Friday, December 28, 2012

Tell Jindal To Stop Balancing the Budget on the Backs of Louisiana Women and Their Families

FOR IMMEDIATE RELEASE

December 24, 2012

The Jindal Administration is continuing its pattern of balancing the state budget on the backs of Louisiana women and their children, according to the President of the local chapter of The National Organization for Women. Jindal has proposed, effective February 1, 2013, to cut Medicaid funding to all hospice programs and to all Early Childhood Supports and Services programs in Louisiana. 

“Women, who are predominately the primary caregivers for the terminally ill and for emotionally disabled children, will be the most significantly impacted by the elimination of these two programs,” said Charlotte Klasson. “Additionally, those programs, which employ nurses, social workers, counselors, and other health care providers, represent a service staff comprised of significantly more women than men whose jobs will be lost with these cuts.”

In an earlier statement regarding Jindal’s rejection of the Medicaid Expansion component of the Affordable Care Act, Klasson pointed out that over half of all Medicaid dollars are used to support nursing homes where most of the residents as well as most of the employees are women.

The cuts to the Early Childhood Supports and Services programs will impact children from lower income families and children who have been exposed to violence in their homes or neighborhoods, according to Dr.
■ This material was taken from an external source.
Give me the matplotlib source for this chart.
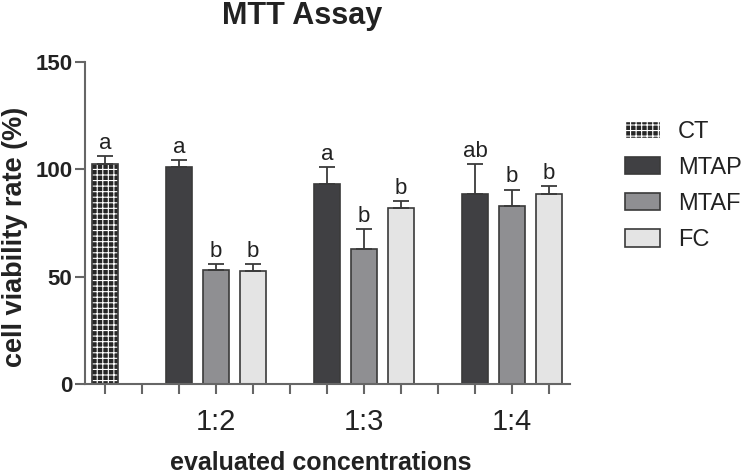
import matplotlib
matplotlib.use("Agg")
import matplotlib.pyplot as plt
from matplotlib.patches import Patch
from matplotlib.transforms import blended_transform_factory
import numpy as np

plt.rcParams["font.family"] = ["Liberation Sans", "DejaVu Sans"]
plt.rcParams["hatch.linewidth"] = 0.8

# data
groups = ["1:2", "1:3", "1:4"]
series = ["MTAP", "MTAF", "FC"]
ct_mean = 102.5
ct_err = 3.5
ct_letter = "a"
means = {
    "MTAP": [101.0, 93.0, 88.5],
    "MTAF": [53.0, 62.7, 82.8],
    "FC":   [52.8, 81.8, 88.5],
}
errs = {
    "MTAP": [3.3, 8.0, 14.0],
    "MTAF": [3.0, 9.6, 7.8],
    "FC":   [3.2, 3.6, 3.7],
}
letters = {
    "MTAP": ["a", "a", "ab"],
    "MTAF": ["b", "b", "b"],
    "FC":   ["b", "b", "b"],
}
colors = {"MTAP": "#404043", "MTAF": "#8f8f92", "FC": "#e4e4e4"}
ct_face = "#262626"
edge = "#3a3a3a"
axis_col = "#666666"
txt_col = "#222222"

fig = plt.figure(figsize=(7.5, 4.75), dpi=100)
ax = fig.add_axes([0.1133, 0.1916, 0.6467, 0.6779])

width = 0.7
# control bar: dark fill with white check pattern
ax.bar(0, ct_mean, width, color=ct_face, edgecolor="white", hatch="+++", linewidth=0)
ax.bar(0, ct_mean, width, fill=False, edgecolor=edge, linewidth=1.2)
ax.errorbar(0, ct_mean, yerr=[[0], [ct_err]], fmt="none", ecolor=edge,
            elinewidth=1.3, capsize=6, capthick=1.3)
ax.text(0, ct_mean + ct_err + 1.0, ct_letter, ha="center", va="bottom",
        fontsize=16, color=txt_col)

n_slots = 1
for gi, g in enumerate(groups):
    for si, s in enumerate(series):
        x = 2 + gi * (len(series) + 1) + si
        n_slots = max(n_slots, x + 1)
        m = means[s][gi]
        e = errs[s][gi]
        ax.bar(x, m, width, color=colors[s], edgecolor=edge, linewidth=1.2)
        ax.errorbar(x, m, yerr=[[0], [e]], fmt="none", ecolor=edge,
                    elinewidth=1.3, capsize=6, capthick=1.3)
        ax.text(x, m + e + 1.0, letters[s][gi], ha="center", va="bottom",
                fontsize=16, color=txt_col)

ax.set_xlim(-0.55, n_slots - 1 + 0.57)
ax.set_ylim(0, 150)
ax.set_yticks([0, 50, 100, 150])
ax.set_xticks(np.arange(n_slots))
ax.set_xticklabels([])
ax.tick_params(axis="both", colors=axis_col, width=1.5, length=7)
ax.tick_params(axis="y", labelsize=16, labelcolor=txt_col, pad=2)
for lab in ax.get_yticklabels():
    lab.set_fontweight("bold")
for side in ["top", "right"]:
    ax.spines[side].set_visible(False)
for side in ["left", "bottom"]:
    ax.spines[side].set_color(axis_col)
    ax.spines[side].set_linewidth(1.5)

# group labels under the middle bar of each group
trans = blended_transform_factory(ax.transData, ax.transAxes)
for gi, g in enumerate(groups):
    xc = 2 + gi * (len(series) + 1) + (len(series) - 1) / 2
    ax.text(xc, -0.118, g, transform=trans, ha="center", va="center",
            fontsize=21, color=txt_col)

ax.set_xlabel("evaluated concentrations", fontsize=18, fontweight="bold", color=txt_col)
ax.xaxis.label.set_va("center")
ax.xaxis.set_label_coords(0.487, -0.245)
ax.set_ylabel("cell viability rate (%)", fontsize=19.5, fontweight="bold", color=txt_col)
ax.yaxis.label.set_va("center")
ax.yaxis.set_label_coords(-0.144, 0.457)
fig.text(0.403, 0.966, "MTT Assay", ha="center", va="center",
         fontsize=22, fontweight="bold", color=txt_col)

handles = [Patch(facecolor=ct_face, edgecolor="white", hatch="+++", label="CT")]
handles += [Patch(facecolor=colors[s], edgecolor=edge, linewidth=1.2, label=s) for s in series]
leg = fig.legend(handles=handles, loc="upper left", bbox_to_anchor=(0.833, 0.746),
                 frameon=False, fontsize=17, handlelength=1.48, handleheight=0.76,
                 handletextpad=0.76, labelspacing=0.6, borderpad=0,
                 borderaxespad=0, labelcolor=txt_col)

fig.savefig("out.png", dpi=100)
Mary Margaret Gleason, co-clinical director of the program, in the Times-Picayune article dated December 21, 2012. “These low income families are overwhelmingly headed by single women and the services provided in these programs are staffed predominantly by women,” said Klasson. “It’s difficult to know the exact numbers because apparently no one in the Governor’s Office has bothered to determine how many women and women of color might be affected before ordering the cuts, but it has been estimated that about 85% of the primary caregivers of children in the ECSS programs are female and approximately 65% of those are African American, and over 50% of the employees of the ECSS programs are women. It is hard to discern if this pattern of budget cuts that disproportionately impact women, and especially women of color, is a mistake resulting from ignorance or if Governor Jindal is deliberately waging a war on the women of Louisiana.”

NOW is calling on women and groups that represent children and women’s interest to contact the Governor and their own legislative representatives to ask that additional consideration be given to the impact these cuts and other fiscal decisions by the Governor have on women and children before finalizing these budgetary decisions.